The “divide and conquer” method for trouble shooting is the simplest. This method enables you to use a known working part of the system to test other parts and narrow down the list of possible problem parts. Attacking the problem systematically usually saves time and effort—finding the problem does not have to rely on chance, and once you know a whole section of the system is working well, you do not have to waste your time checking that sections individual components.

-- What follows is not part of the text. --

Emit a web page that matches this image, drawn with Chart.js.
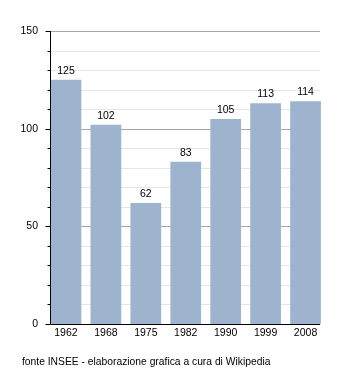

How to simply solve the problem

An example of the “divide and conquer” method can begin with a system setup in which one of the channels coming from a mike isn’t working. Start with choosing one of the input connectors plugged into the working channel. Disconnect it and plug it in to the dead channel. The result will help you discern the next step and will eliminate half of the list of possible malfunctions. If the dead channel works after the connector is plugged in, the problem lies somewhere back toward the mic before the console. If it does not work, than something is wrong after the channel’s input.

Try, try again

If you find the first possibility is true and you know it is not your console, then change everything back to the way it was originally on the console. Take a cable from a working mic and plug it into the dead channel on the stage box. If the problem persists, then the problem is in the snake. If not and the channel works, the problem is either in the mic and/or the cable. To figure out which one it is switch the cable and the mic out individually to test.

If you find the latter problem in your first step, this same method can be used after the console. When one amp is not working, substitute its cable for the input cable of the working amp (whatever you do do not plug an amp cable of a different frequency range into an amp which can’t handle that range, while this won’t necessarily damage the amp immediately it is not a guarantee and definitely won’t help you solve your problem). If the amp begins to respond move the cables back and focus on the console. At the crossover, begin moving back towards the amps changing the left and right signals. You detect the trouble spot when the problem changes sides.

Stay calm!

Make sure that you do not use the “panic” method (randomly plugging and unplugging connections or changing out cables until the problem is fixed). While it may work once in a while, if there are two problems it becomes almost impossible to discover the problem. For instance if you replace a cable before a bad amp and it still isn’t working, change it back, then wiggle the connection to the console, you wouldn’t see any problem if there were a problem with the connection and the cable. That is why the “divide and conquer” method is so important. It adds a systematic approach and allows solutions for multiple problems.